Un nommé Jean Hayet dit Malo dès 1672 à l'île Sainte-Thérèse entre la Pointe-aux-Trembles et Varennes pratiquait le dur métier de scieur de long devant produire des planches ou des madriers. À force de bras, le scieur de long fournira le bois nécessaire à la construction de maisons, meubles ou bateaux comme celui de René-Robert Cavelier de LaSalle, parcourant le fleuve Mississippi jusqu'à la mer du sud pour fonder la Louisiane en l'honneur du roi de France, Louis XIV.

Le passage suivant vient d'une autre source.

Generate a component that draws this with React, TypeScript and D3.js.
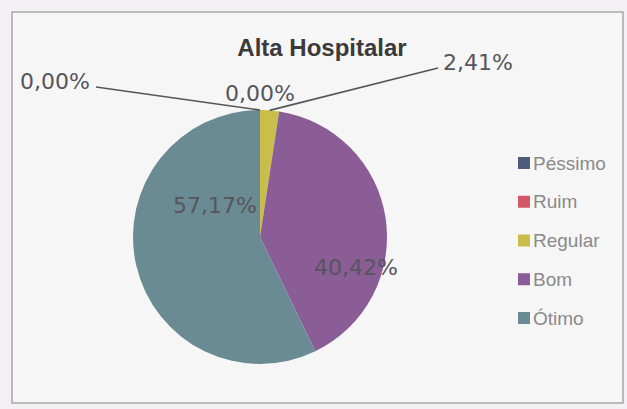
import React from 'react';
import * as d3 from 'd3';

const categories = ['Péssimo', 'Ruim', 'Regular', 'Bom', 'Ótimo'];
const values = [0.0, 0.0, 2.41, 40.42, 57.17];
const labels = ['0,00%', '0,00%', '2,41%', '40,42%', '57,17%'];
const colors = ['#4f5d7a', '#d4576a', '#c9bd4c', '#8a5d97', '#6b8b94'];

const W = 627;
const H = 409;

const App = () => {
  const cx = 260;
  const cy = 237;
  const r = 127;

  const pie = d3.pie<number>().sort(null).startAngle(0).endAngle(2 * Math.PI);
  const arcs = pie(values);
  const arc = d3.arc<d3.PieArcDatum<number>>().innerRadius(0).outerRadius(r);
  const inner = d3.arc<d3.PieArcDatum<number>>().innerRadius(r * 0.45).outerRadius(r * 0.75);

  // where each data label sits (outside ones get a leader line)
  const labelPos: Record<number, { x: number; y: number; anchor: string; lx?: number; ly?: number }> = {
    0: { x: 20, y: 81, anchor: 'start', lx: 96, ly: 87 },
    1: { x: 260, y: 93, anchor: 'middle' },
    2: { x: 443, y: 62, anchor: 'start', lx: 438, ly: 68 },
    3: { x: 356, y: 267, anchor: 'middle' },
    4: { x: 215, y: 205, anchor: 'middle' },
  };

  const legendY = d3.scalePoint<string>().domain(categories).range([163, 318]);

  return (
    <svg width={W} height={H} style={{ position: 'absolute', left: 0, top: 0, background: '#f3f1f3' }}
      fontFamily="Liberation Sans, Arial, sans-serif">
      <rect x={12} y={12} width={611} height={391} fill="#f7f6f7" stroke="#9c9c9c" strokeWidth={1.3} />
      <text x={322} y={56} textAnchor="middle" fontSize={24} fontWeight="bold" fill="#3a3a3a">Alta Hospitalar</text>

      {arcs.map((a, i) => (
        <path key={i} d={arc(a) || ''} transform={`translate(${cx},${cy})`} fill={colors[i]} />
      ))}

      {arcs.map((a, i) => {
        const p = labelPos[i];
        const mid = (a.startAngle + a.endAngle) / 2;
        const px = cx + Math.sin(mid) * r;
        const py = cy - Math.cos(mid) * r;
        const inside = p === undefined;
        const [ix, iy] = inner.centroid(a);
        return (
          <g key={i}>
            {p && p.lx !== undefined && (
              <polyline points={`${p.lx},${p.ly} ${px},${py}`} fill="none" stroke="#565656" strokeWidth={1.6} />
            )}
            <text x={inside ? cx + ix : p.x} y={inside ? cy + iy : p.y} textAnchor={inside ? 'middle' : p.anchor}
              dy="0.35em" fontSize={22} fontFamily="DejaVu Sans, sans-serif" fill="#55555c">
              {labels[i]}
            </text>
          </g>
        );
      })}

      {categories.map((c, i) => (
        <g key={c} transform={`translate(518,${legendY(c)})`}>
          <rect x={0} y={-6} width={12} height={12} fill={colors[i]} />
          <text x={15} y={0} dy="0.35em" fontSize={19} fill="#8a8a8a">{c}</text>
        </g>
      ))}
    </svg>
  );
};

export default App;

Mais il fallait deux hommes au moins pour scier des billots de 12 pieds coupés aux extrémités à l'aide du passe-partout ou godendard bien effilé. Une longue scie était intégrée au centre d'un cadre fait de bois léger; à une extrémité du cadre, une poignée en bois dur devait servir à un des deux scieurs. Il fallait d'abord construire un tréteau appelé chèvre pour recevoir le billot en longueur. Un tronc d'arbre équarri à la hache était bien planté en terre alors que l'autre extrémité, relevée à hauteur d'homme, était maintenue en place à l'aide de deux pieux obliques. Puis, on roulait le billot sur le tronc d'arbre et on l'attachait avec des chaînes dans sa partie inférieure. Des lignes droites étaient tracées sur le billot à l'aide de cendres ou de suie pour bien marquer la largeur des planches.

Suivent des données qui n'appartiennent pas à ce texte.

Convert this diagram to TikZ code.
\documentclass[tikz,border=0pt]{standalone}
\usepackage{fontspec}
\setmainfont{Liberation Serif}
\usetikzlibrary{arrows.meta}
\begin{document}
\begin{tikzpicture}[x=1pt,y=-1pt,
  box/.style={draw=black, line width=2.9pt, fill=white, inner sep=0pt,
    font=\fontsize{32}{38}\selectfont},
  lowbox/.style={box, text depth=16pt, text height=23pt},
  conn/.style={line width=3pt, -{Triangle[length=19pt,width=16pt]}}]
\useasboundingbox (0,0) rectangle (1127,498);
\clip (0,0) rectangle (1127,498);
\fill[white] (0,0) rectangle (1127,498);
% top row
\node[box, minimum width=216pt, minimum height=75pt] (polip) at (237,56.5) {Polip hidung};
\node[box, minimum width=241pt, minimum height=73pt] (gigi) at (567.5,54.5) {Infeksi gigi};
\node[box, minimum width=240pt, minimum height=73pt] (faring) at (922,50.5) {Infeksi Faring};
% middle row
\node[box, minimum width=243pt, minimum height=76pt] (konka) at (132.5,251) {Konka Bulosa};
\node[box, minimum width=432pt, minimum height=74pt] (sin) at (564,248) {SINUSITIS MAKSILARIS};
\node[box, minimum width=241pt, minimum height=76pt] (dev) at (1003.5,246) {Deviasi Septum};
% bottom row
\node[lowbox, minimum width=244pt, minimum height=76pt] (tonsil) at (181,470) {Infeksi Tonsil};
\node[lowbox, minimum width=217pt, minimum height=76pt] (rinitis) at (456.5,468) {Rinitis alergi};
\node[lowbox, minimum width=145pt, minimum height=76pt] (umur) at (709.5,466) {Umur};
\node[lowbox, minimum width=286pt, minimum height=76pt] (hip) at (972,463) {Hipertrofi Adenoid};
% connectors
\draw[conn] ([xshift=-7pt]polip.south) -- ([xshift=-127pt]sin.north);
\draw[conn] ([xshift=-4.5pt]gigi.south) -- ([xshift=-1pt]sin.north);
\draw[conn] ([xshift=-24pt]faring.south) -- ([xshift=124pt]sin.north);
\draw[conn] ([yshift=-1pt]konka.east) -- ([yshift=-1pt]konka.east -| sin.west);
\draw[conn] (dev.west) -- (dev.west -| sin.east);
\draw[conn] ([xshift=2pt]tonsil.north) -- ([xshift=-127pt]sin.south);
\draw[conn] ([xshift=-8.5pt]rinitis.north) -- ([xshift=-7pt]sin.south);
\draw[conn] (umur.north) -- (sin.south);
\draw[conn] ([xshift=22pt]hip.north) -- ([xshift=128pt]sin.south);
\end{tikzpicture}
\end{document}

Un des deux scieurs de long s'installait en équilibre sur le haut du billot chaussé de souliers cloutés; on l'appelait le chevrier. Un autre scieur de long s'installait sous le billot; on l'appelait le renardier. La scie à cadre ou niargue bien enduite de graisse de porc allait suivre les lignes droites tracées sur le billot dans un mouvement incessant de haut en bas. Le chevrier sur le billot tirait la scie vers le haut, mais c'est le renardier tout en bas qui suait à grosses gouttes en sciant vers le bas. Quand la moitié du billot était scié, on le virait de bord pour compléter le sciage jusqu'à ce que les traits se rejoignent à quelques millimètres près. Puis on enlevait les chaînes qui retenaient le billot au tronc d'arbres et en tombant par terre, les planches du billot encore ensemble se séparaient d'elles-mêmes.
C'est le chevrier tout en haut du billot qui assurait un sciage bien droit pendant que le renardier recevait le bran de scie ou la sciure sur son large chapeau de feutre. En 12 ou 15 heures, les scieurs de long pouvaient produire 20 planches de 12 pieds de long par six pouces de large.
Tous n'étaient pas scieurs de bois, mais quiconque sur sa ferme avait du bois deboutte était riche d'une ressource dont personne ne pouvait se passer. Le scieur de long, en permanence au village ou sur la route, avait le plus beau et le plus précieux métier du monde, mais aussi le plus dur.
Si aujourd'hui le métier de scieur de long a été remplacé par la machinerie, le bois léger ou dur de l'agriculteur respectueux n'a jamais perdu de sa valeur et de son utilité.